A WELL respected member of the farming community, who attended his local agricultural show every year since the age of eight, has died.

John Luck, 93, also competed in Bowes Agricultural Show in Teesdale and became a staunch supporter, helping run it for many decades.

“Johnny Luck will forever be remembered as one of the most loyal and reliable supporters of Bowes Agricultural Show in all of its 148 years of existence," said current chairman, Andrew Bracewell.

“It was as a richly deserved reward that Johnny was elected President of the Society for the 1995 Show, a position which he filled with his usual good humour and determination obtaining everybody’s admiration in the process.

“Continuing as a vice president and attending committee meetings until shortly before his death Johnny Luck was, and will remain, one of the greatest stalwarts of Bowes Agricultural Society. He will never be forgotten.”

Mr Luck was born in August 1923 in Baldersdale and moved to Nabb Farm, in Bowes, near Barnard Castle, at an early age.

He attended Bowes School and attended his first Show, then known as the Swaledale Royal, with his father at the age of eight.

In 1935 he enjoyed his first recorded entry, with success in the Industrial section.

He left school to work on the family farm , his main job being to look after the horses.

However, Mule sheep were his passion and he followed his father, joining the Show’s working committee in the 1940s.

In 1946, together with his father he showed a ‘cow in milk’ and in 1947, as part of the Young Farmers he showed a sheep.

He went on to breed prize-winning shorthorn cattle, and won Champion Beast in 1950.

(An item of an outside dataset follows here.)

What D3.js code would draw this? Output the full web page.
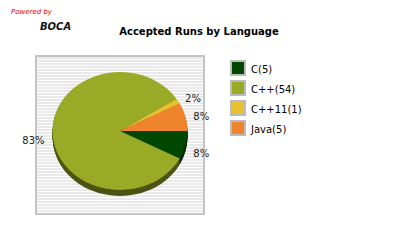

In the 1960’s he began breeding Fresian cattle along with Masham Sheep and became one of the top breeders of Masham’s.

He then changed to Mule sheep in the 1970s, which he showed every year at Bowes Show until the foot and mouth outbreak of 2001.

He continued to breed Mule sheep and sold them at auction marts in Teesdale.

When the Show was at risk of being shut down in the 1950s, he raised money to keep it going.

Mr Luck, who was known as Johnny, was Show chairman from 1980 until 1992 before becoming president in 1995 and vice president until his death.

He married late wife, Greta Elizabeth Metcalfe, in 1948 and the couple had four children, three grandchildren and four great-grandchildren.

Tributes have been paid to the family man described as kind, gentle, loving and “a true gentleman and farmer through and through”.